Estate planning solutions can range from being effective after two, seven and even more than 20 years, so it is far better to start today and think carefully about which assets can be gifted immediately (from capital or income) and which assets people may require access to but can still be structured to leave the estate after a longer period of time.

  • Pensions

The Chancellor’s announcement to abolish the current ‘tax on death’ for most pension funds from 6th April 2015 introduces yet another useful tool in the individual’s armoury. In practice, this change in the rules will allow pension funds to be cascaded down the generations so long as certain criteria are met.

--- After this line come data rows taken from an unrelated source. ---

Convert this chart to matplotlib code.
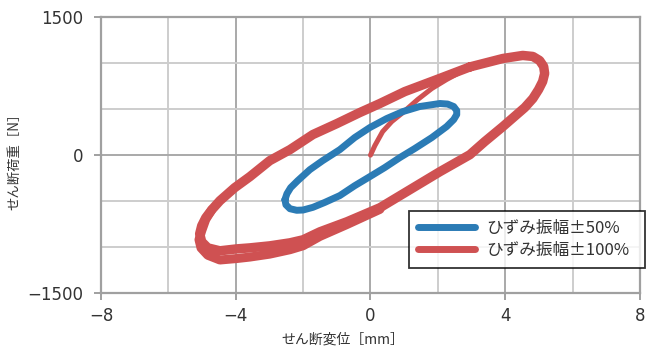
import numpy as np
import matplotlib.pyplot as plt

plt.rcParams['font.family'] = ['Noto Sans CJK JP', 'DejaVu Sans']

# ひずみ振幅±50% のループ (変位 mm, 荷重 N)
x50 = [-2.54, -2.48, -2.37, -2.16, -1.80, -1.42, -0.91, -0.47, -0.02, 0.48,
       0.96, 1.46, 2.06, 2.29, 2.47, 2.56, 2.56, 2.47, 2.26, 1.82,
       1.31, 0.87, 0.42, -0.02, -0.47, -0.91, -1.36, -1.71, -2.00, -2.19,
       -2.39, -2.51, -2.54]
y50 = [-485, -420, -354, -278, -158, -60, 60, 191, 300, 398,
       474, 529, 562, 556, 529, 485, 442, 387, 311, 191,
       71, -27, -136, -234, -333, -440, -515, -568, -597, -600,
       -583, -540, -485]

# ひずみ振幅±100% の初期載荷
x100_0 = [0.0, 0.13, 0.36, 0.63, 0.96, 1.40, 1.82, 2.26, 2.95]
y100_0 = [0, 104, 256, 365, 463, 605, 725, 823, 960]

# ひずみ振幅±100% のループ (1サイクル目)
x100 = [2.95, 3.93, 4.52, 4.82, 5.02, 5.14, 5.17, 5.11, 4.99, 4.82,
        4.58, 3.93, 3.39, 2.95, 2.06, 1.17, 0.28, -0.70, -1.50, -2.00,
        -2.39, -2.99, -3.58, -3.97, -4.47, -4.83, -5.01, -5.07, -5.01, -4.89,
        -4.71, -4.47, -4.03, -3.58, -2.99, -2.39, -1.71, -1.00, -0.32, 0.28,
        1.02, 1.97, 2.95]
y100 = [960, 1052, 1085, 1074, 1030, 965, 889, 801, 714, 616,
        518, 311, 147, 5, -180, -376, -572, -725, -834, -921,
        -954, -987, -1009, -1020, -1041, -1009, -943, -856, -769, -682,
        -594, -496, -354, -234, -60, 60, 224, 343, 463, 562,
        692, 823, 960]

# 2サイクル目の除荷側
x100_2 = [0.28, -0.70, -1.50, -2.00, -2.39, -2.99, -3.58, -3.97, -4.47, -4.83,
          -5.03, -5.09, -5.01, -4.89, -4.71]
y100_2 = [-590, -755, -884, -986, -1029, -1077, -1109, -1125, -1141, -1089,
          -1010, -920, -823, -700, -594]

red = '#cf5152'
blue = '#2b7bb5'

fig = plt.figure(figsize=(6.46, 3.49), dpi=100)
ax = fig.add_axes([0.1563, 0.1605, 0.8344, 0.7899])

ax.plot(x100_0, y100_0, color=red, lw=3.6, solid_capstyle='round', zorder=3)
ax.plot(x50, y50, color=blue, lw=5.0, solid_capstyle='round',
        solid_joinstyle='round', label='ひずみ振幅±50%', zorder=3)
ax.plot(x100_2, y100_2, color=red, lw=6.5, solid_capstyle='round',
        solid_joinstyle='round', zorder=3)
ax.plot(x100, y100, color=red, lw=6.8, solid_capstyle='round',
        solid_joinstyle='round', label='ひずみ振幅±100%', zorder=3)

ax.set_xlim(-8, 8)
ax.set_ylim(-1500, 1500)
ax.set_xticks([-8, -4, 0, 4, 8])
ax.set_xticks([-6, -2, 2, 6], minor=True)
ax.set_yticks([-1500, 0, 1500])
ax.set_yticks([-1000, -500, 500, 1000], minor=True)
ax.set_xticklabels(['−8', '−4', '0', '4', '8'], family='DejaVu Sans')
ax.set_yticklabels(['−1500', '0', '1500'], family='DejaVu Sans')
ax.grid(which='major', color='#a9a9a9', lw=1.4)
ax.grid(which='minor', color='#cdcdcd', lw=1.4)
ax.set_axisbelow(True)
for s in ax.spines.values():
    s.set_color('#a0a0a0')
    s.set_linewidth(1.6)
ax.tick_params(which='major', direction='out', length=5, width=1.4,
               color='#a0a0a0', labelsize=12, labelcolor='#333333')
ax.tick_params(axis='y', pad=8)
ax.tick_params(axis='x', pad=5)
ax.tick_params(which='minor', length=0)

ax.set_xlabel('せん断変位［mm］', fontsize=10, color='#333333', va='top')
ax.xaxis.set_label_coords(0.449, -0.145)
ax.set_ylabel('せん断荷重［N］', fontsize=9.6, color='#333333', va='center')
ax.yaxis.set_label_coords(-0.161, 0.49)

leg = ax.legend(loc='lower left', bbox_to_anchor=(0.571, 0.091, 0.438, 0.21),
                mode='expand', fontsize=12, frameon=True, fancybox=False,
                handlelength=3.4, handletextpad=0.7, borderaxespad=0,
                labelspacing=0.3, borderpad=0.55)
leg.get_frame().set_edgecolor('black')
leg.get_frame().set_linewidth(1.3)
leg.set_zorder(5)
for t in leg.get_texts():
    t.set_color('#333333')
for h in leg.get_lines():
    h.set_linewidth(5)

fig.savefig('out.png', dpi=100)
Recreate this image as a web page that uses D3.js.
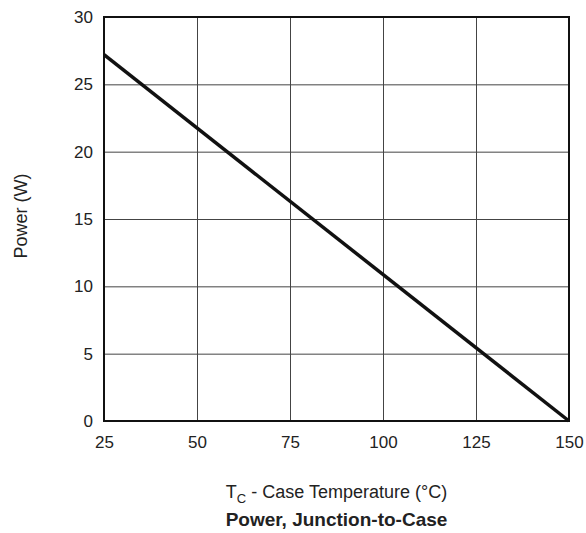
<!DOCTYPE html>
<html>
<head>
<meta charset="utf-8">
<script src="https://cdn.jsdelivr.net/npm/d3@7"></script>
<style>
  body { margin: 0; background: #fff; }
  text { font-family: "Liberation Sans", Arial, sans-serif; fill: #222; }
</style>
</head>
<body>
<div id="chart"></div>
<script>
// data
const temps = [25, 150];
const power = [27.2, 0];
const xTicks = [25, 50, 75, 100, 125, 150];
const yTicks = [0, 5, 10, 15, 20, 25, 30];

const margin = { top: 17, right: 17, bottom: 112, left: 104 },
  width = 586 - margin.left - margin.right,
  height = 533 - margin.top - margin.bottom;

const svg = d3
  .select("#chart")
  .append("svg")
  .attr("width", 586)
  .attr("height", 533);

const g = svg.append("g").attr("transform", `translate(${margin.left},${margin.top})`);

const x = d3.scaleLinear().domain([25, 150]).range([0, width]);
const y = d3.scaleLinear().domain([0, 30]).range([height, 0]);

// gridlines
g.append("g")
  .attr("transform", `translate(0,${height})`)
  .call(d3.axisBottom(x).tickValues(xTicks).tickSize(-height).tickFormat(""))
  .call((s) => s.select(".domain").remove())
  .selectAll("line")
  .attr("stroke", "#444")
  .attr("stroke-width", 1);

g.append("g")
  .call(d3.axisLeft(y).tickValues(yTicks).tickSize(-width).tickFormat(""))
  .call((s) => s.select(".domain").remove())
  .selectAll("line")
  .attr("stroke", "#444")
  .attr("stroke-width", 1);

// frame
g.append("rect")
  .attr("width", width)
  .attr("height", height)
  .attr("fill", "none")
  .attr("stroke", "#111")
  .attr("stroke-width", 2);

// tick labels
const xAxis = g.append("g")
  .attr("transform", `translate(0,${height})`)
  .call(d3.axisBottom(x).tickValues(xTicks).tickSize(0).tickPadding(15));
xAxis.select(".domain").remove();
xAxis.selectAll("text").style("font-size", "17px").attr("fill", "#222");

const yAxis = g.append("g")
  .call(d3.axisLeft(y).tickValues(yTicks).tickSize(0).tickPadding(11));
yAxis.select(".domain").remove();
yAxis.selectAll("text").style("font-size", "17px").attr("fill", "#222");

// derating line
const pts = temps.map((t, i) => ({ t: t, p: power[i] }));
g.append("path")
  .datum(pts)
  .attr("fill", "none")
  .attr("stroke", "#111")
  .attr("stroke-width", 3.5)
  .attr("d", d3.line().x((d) => x(d.t)).y((d) => y(d.p)));

// axis titles
svg.append("text")
  .attr("transform", `translate(27,${margin.top + height / 2 - 3}) rotate(-90)`)
  .attr("text-anchor", "middle")
  .style("font-size", "18px")
  .text("Power (W)");

const xl = svg.append("text")
  .attr("x", margin.left + width / 2)
  .attr("y", 498)
  .attr("text-anchor", "middle")
  .style("font-size", "18px");
xl.append("tspan").text("T");
xl.append("tspan").attr("dy", 5).style("font-size", "13px").text("C");
xl.append("tspan").attr("dy", -5).text(" - Case Temperature (°C)");

svg.append("text")
  .attr("x", margin.left + width / 2)
  .attr("y", 526)
  .attr("text-anchor", "middle")
  .style("font-size", "19px")
  .style("font-weight", "bold")
  .attr("fill", "#111")
  .text("Power, Junction-to-Case");
</script>
</body>
</html>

  • Exemptions & Allowances

It is vital to be familiar with allowances which can be used each year and can pass assets immediately from ones estate – these include the Annual Allowance, Gifting from (excess) Income and making Small Gifts. These are all in addition to the best known exemption which is known as the ‘Nil Rate Band’ – currently, up to £325,000 per individual.

  • Charitable Giving

While charitable giving has been with us for many years (assets gifted to registered charities are not subject to Inheritance Tax on death), what is not widely known since it was introduced back in 2012, is the gifting of at least 10 per cent of someone’s net Estate to a qualifying charity results in a 36 per cent IHT rate on the balance of the estate rather than the usual 40 per cent tax rate.

  • Trust-based planning

There are several good trust-based solutions available which enable capital – typically of amounts up to the available Nil Rate Band – to be passed to beneficiaries either immediately or over a number of years. Some of these methods require the donor to give up access to the capital while some ‘keep the door open’ should there be a need for capital sums such as meeting long term care costs.

  • Shorter life expectancy

Even where there is little time remaining to plan – for example, due to poor health and reduced life expectancy – the law permits certain investment in either AIM listed shares or in qualifying business structures to remove assets from one’s taxable estate after just 2 years (using Business Property Relief).

  • Insuring the liability

A crucial part of planning ahead is to ensure all options are available before it’s too late. One such option is to simply insure against some or all of the likely tax bill by arranging a ‘Whole of Life’ policy written under trust that is guaranteed to pay out the sum assured whenever death occurs. However, to ensure the cost of such a plan is not prohibitive, it is important this solution is considered while they are still reasonably young and in good health.

  • Lasting Power of Attorney

Speak to any good solicitor and they will want to discuss LPAs at the same time the Will is being drafted. While a Will ensures all assets are distributed in accordance with the Testator’s wishes, a Lasting Power of Attorney (previously available as an Enduring Power of Attorney) ensures financial affairs and ‘health and welfare’ are taken into account appropriately should capacity be lost or reduced. This avoids the unsatisfactory result of the Local Authority working with a Court-appointed Guardian making decisions on people’s future rather than their family.

Summary

Far too many individuals and couples still die intestate – often leaving a hefty tax bill for their heirs. Alternatively, existing Wills often need to be adjusted post-death using a Deed of Variation. Either way, the outcome is often unsatisfactory, leaving beneficiaries frustrated with ‘what could have been’ with just a little fore thought.